**EXERCISE OBJECTIVE:**
Reproduce every line of the listing as written, apart from the pictures.

**SOURCE DATA:**
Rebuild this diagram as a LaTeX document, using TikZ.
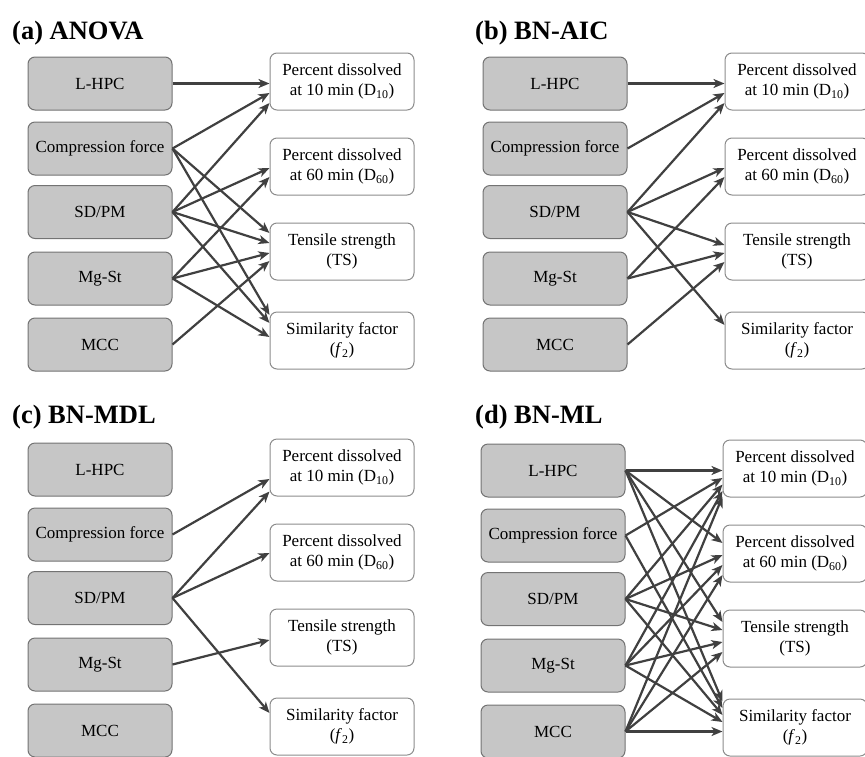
\documentclass[tikz,border=0pt]{standalone}
\usepackage{fontspec}
\setmainfont{Liberation Serif}
\usetikzlibrary{calc,arrows.meta}
\definecolor{boxgray}{RGB}{198,198,198}
\definecolor{boxedge}{RGB}{115,115,115}
\definecolor{redge}{RGB}{140,140,140}
\definecolor{arrcol}{RGB}{64,64,64}
\tikzset{
  lbox/.style={draw=boxedge, fill=boxgray, line width=1pt, rounded corners=7pt,
    minimum width=144pt, minimum height=53pt, inner sep=0pt, align=center,
    font=\fontsize{17}{20}\selectfont},
  rbox/.style={draw=redge, fill=white, line width=1pt, rounded corners=7pt,
    minimum width=144pt, minimum height=57pt, inner sep=0pt, align=center,
    font=\fontsize{17}{20}\selectfont},
  ttl/.style={anchor=base west, inner sep=0pt, font=\fontsize{26.5}{30}\selectfont\bfseries},
  arr/.style={draw=arrcol, line width=2.2pt, -{Stealth[length=11pt,width=9pt,inset=3pt]}}
}
\newcommand\MakePanel[3]{%
  \begin{scope}[shift={(#2,#3)}]
    \node[lbox] (#1L1) at (100,83.5)  {L-HPC};
    \node[lbox] (#1L2) at (100,148.5) {Compression force};
    \node[lbox] (#1L3) at (100,212)   {SD/PM};
    \node[lbox] (#1L4) at (100,278.5) {Mg-St};
    \node[lbox] (#1L5) at (100,344.5) {MCC};
    \node[rbox] (#1R1) at (342,81.5)  {Percent dissolved\\at 10 min (D\textsubscript{10})};
    \node[rbox] (#1R2) at (342,166.5) {Percent dissolved\\at 60 min (D\textsubscript{60})};
    \node[rbox] (#1R3) at (342,251.5) {Tensile strength\\(TS)};
    \node[rbox] (#1R4) at (342,340.5) {Similarity factor\\(\textit{f}\textsubscript{2})};
  \end{scope}}
\newcommand\EdgeTo[3]{\draw[arr] (#1.east) -- ($(#2.west)+(0,#3)$);}
\newcommand\EdgeH[2]{\draw[arr] (#1.east) -- (#1.east -| #2.west);}
\begin{document}
\begin{tikzpicture}[x=1pt,y=-1pt]
  \useasboundingbox (0,0) rectangle (865,756);
  % titles
  \node[ttl] (ta) at (12,39)  {(a) ANOVA};
  \node[ttl] (tb) at (475,39) {(b) BN-AIC};
  \node[ttl] (tc) at (12,423) {(c) BN-MDL};
  \node[ttl] (td) at (475,423) {(d) BN-ML};
  % panels
  \MakePanel{a}{0}{0}
  \MakePanel{b}{455}{0}
  \MakePanel{c}{0}{386}
  \MakePanel{d}{453}{387}
  % (a) ANOVA
  \EdgeH{aL1}{aR1}
  \EdgeTo{aL2}{aR1}{11.5}
  \EdgeTo{aL3}{aR1}{21.5}
  \EdgeTo{aL3}{aR2}{1.5}
  \EdgeTo{aL4}{aR2}{10.5}
  \EdgeTo{aL2}{aR3}{-18.5}
  \EdgeTo{aL3}{aR3}{-8.5}
  \EdgeTo{aL4}{aR3}{1.5}
  \EdgeTo{aL5}{aR3}{9.5}
  \EdgeTo{aL2}{aR4}{-25.5}
  \EdgeTo{aL3}{aR4}{-17.5}
  \EdgeTo{aL4}{aR4}{-3.5}
  % (b) BN-AIC
  \EdgeH{bL1}{bR1}
  \EdgeTo{bL2}{bR1}{11.5}
  \EdgeTo{bL3}{bR1}{21.5}
  \EdgeTo{bL3}{bR2}{1.5}
  \EdgeTo{bL4}{bR2}{10.5}
  \EdgeTo{bL3}{bR3}{-6.5}
  \EdgeTo{bL4}{bR3}{1.5}
  \EdgeTo{bL5}{bR3}{10.5}
  \EdgeTo{bL3}{bR4}{-15.5}
  % (c) BN-MDL
  \EdgeTo{cL2}{cR1}{11.5}
  \EdgeTo{cL3}{cR1}{24}
  \EdgeTo{cL3}{cR2}{0.5}
  \EdgeTo{cL4}{cR3}{2.5}
  \EdgeTo{cL3}{cR4}{-13.5}
  % (d) BN-ML
  \EdgeH{dL1}{dR1}
  \EdgeTo{dL2}{dR1}{9.5}
  \EdgeTo{dL3}{dR1}{16}
  \EdgeTo{dL4}{dR1}{22.5}
  \EdgeTo{dL5}{dR1}{28}
  \EdgeTo{dL1}{dR2}{-10.5}
  \EdgeTo{dL3}{dR2}{1.5}
  \EdgeTo{dL4}{dR2}{11.5}
  \EdgeTo{dL5}{dR2}{21.5}
  \EdgeTo{dL1}{dR3}{-16.5}
  \EdgeTo{dL3}{dR3}{-8.5}
  \EdgeTo{dL4}{dR3}{3.5}
  \EdgeTo{dL5}{dR3}{13.5}
  \EdgeTo{dL1}{dR4}{-26}
  \EdgeTo{dL2}{dR4}{-19.5}
  \EdgeTo{dL3}{dR4}{-12.5}
  \EdgeTo{dL4}{dR4}{-5.5}
  \EdgeH{dL5}{dR4}
\end{tikzpicture}
\end{document}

**THE COMPLETED TASK:**
Rebuild this diagram as a LaTeX document, using TikZ.
\documentclass[tikz,border=0pt]{standalone}
\usepackage{fontspec}
\setmainfont{Liberation Serif}
\usetikzlibrary{calc,arrows.meta}
\definecolor{boxgray}{RGB}{198,198,198}
\definecolor{boxedge}{RGB}{115,115,115}
\definecolor{redge}{RGB}{140,140,140}
\definecolor{arrcol}{RGB}{64,64,64}
\tikzset{
  lbox/.style={draw=boxedge, fill=boxgray, line width=1pt, rounded corners=7pt,
    minimum width=144pt, minimum height=53pt, inner sep=0pt, align=center,
    font=\fontsize{17}{20}\selectfont},
  rbox/.style={draw=redge, fill=white, line width=1pt, rounded corners=7pt,
    minimum width=144pt, minimum height=57pt, inner sep=0pt, align=center,
    font=\fontsize{17}{20}\selectfont},
  ttl/.style={anchor=base west, inner sep=0pt, font=\fontsize{26.5}{30}\selectfont\bfseries},
  arr/.style={draw=arrcol, line width=2.2pt, -{Stealth[length=11pt,width=9pt,inset=3pt]}}
}
\newcommand\MakePanel[3]{%
  \begin{scope}[shift={(#2,#3)}]
    \node[lbox] (#1L1) at (100,83.5)  {L-HPC};
    \node[lbox] (#1L2) at (100,148.5) {Compression force};
    \node[lbox] (#1L3) at (100,212)   {SD/PM};
    \node[lbox] (#1L4) at (100,278.5) {Mg-St};
    \node[lbox] (#1L5) at (100,344.5) {MCC};
    \node[rbox] (#1R1) at (342,81.5)  {Percent dissolved\\at 10 min (D\textsubscript{10})};
    \node[rbox] (#1R2) at (342,166.5) {Percent dissolved\\at 60 min (D\textsubscript{60})};
    \node[rbox] (#1R3) at (342,251.5) {Tensile strength\\(TS)};
    \node[rbox] (#1R4) at (342,340.5) {Similarity factor\\(\textit{f}\textsubscript{2})};
  \end{scope}}
\newcommand\EdgeTo[3]{\draw[arr] (#1.east) -- ($(#2.west)+(0,#3)$);}
\newcommand\EdgeH[2]{\draw[arr] (#1.east) -- (#1.east -| #2.west);}
\begin{document}
\begin{tikzpicture}[x=1pt,y=-1pt]
  \useasboundingbox (0,0) rectangle (865,756);
  % titles
  \node[ttl] (ta) at (12,39)  {(a) ANOVA};
  \node[ttl] (tb) at (475,39) {(b) BN-AIC};
  \node[ttl] (tc) at (12,423) {(c) BN-MDL};
  \node[ttl] (td) at (475,423) {(d) BN-ML};
  % panels
  \MakePanel{a}{0}{0}
  \MakePanel{b}{455}{0}
  \MakePanel{c}{0}{386}
  \MakePanel{d}{453}{387}
  % (a) ANOVA
  \EdgeH{aL1}{aR1}
  \EdgeTo{aL2}{aR1}{11.5}
  \EdgeTo{aL3}{aR1}{21.5}
  \EdgeTo{aL3}{aR2}{1.5}
  \EdgeTo{aL4}{aR2}{10.5}
  \EdgeTo{aL2}{aR3}{-18.5}
  \EdgeTo{aL3}{aR3}{-8.5}
  \EdgeTo{aL4}{aR3}{1.5}
  \EdgeTo{aL5}{aR3}{9.5}
  \EdgeTo{aL2}{aR4}{-25.5}
  \EdgeTo{aL3}{aR4}{-17.5}
  \EdgeTo{aL4}{aR4}{-3.5}
  % (b) BN-AIC
  \EdgeH{bL1}{bR1}
  \EdgeTo{bL2}{bR1}{11.5}
  \EdgeTo{bL3}{bR1}{21.5}
  \EdgeTo{bL3}{bR2}{1.5}
  \EdgeTo{bL4}{bR2}{10.5}
  \EdgeTo{bL3}{bR3}{-6.5}
  \EdgeTo{bL4}{bR3}{1.5}
  \EdgeTo{bL5}{bR3}{10.5}
  \EdgeTo{bL3}{bR4}{-15.5}
  % (c) BN-MDL
  \EdgeTo{cL2}{cR1}{11.5}
  \EdgeTo{cL3}{cR1}{24}
  \EdgeTo{cL3}{cR2}{0.5}
  \EdgeTo{cL4}{cR3}{2.5}
  \EdgeTo{cL3}{cR4}{-13.5}
  % (d) BN-ML
  \EdgeH{dL1}{dR1}
  \EdgeTo{dL2}{dR1}{9.5}
  \EdgeTo{dL3}{dR1}{16}
  \EdgeTo{dL4}{dR1}{22.5}
  \EdgeTo{dL5}{dR1}{28}
  \EdgeTo{dL1}{dR2}{-10.5}
  \EdgeTo{dL3}{dR2}{1.5}
  \EdgeTo{dL4}{dR2}{11.5}
  \EdgeTo{dL5}{dR2}{21.5}
  \EdgeTo{dL1}{dR3}{-16.5}
  \EdgeTo{dL3}{dR3}{-8.5}
  \EdgeTo{dL4}{dR3}{3.5}
  \EdgeTo{dL5}{dR3}{13.5}
  \EdgeTo{dL1}{dR4}{-26}
  \EdgeTo{dL2}{dR4}{-19.5}
  \EdgeTo{dL3}{dR4}{-12.5}
  \EdgeTo{dL4}{dR4}{-5.5}
  \EdgeH{dL5}{dR4}
\end{tikzpicture}
\end{document}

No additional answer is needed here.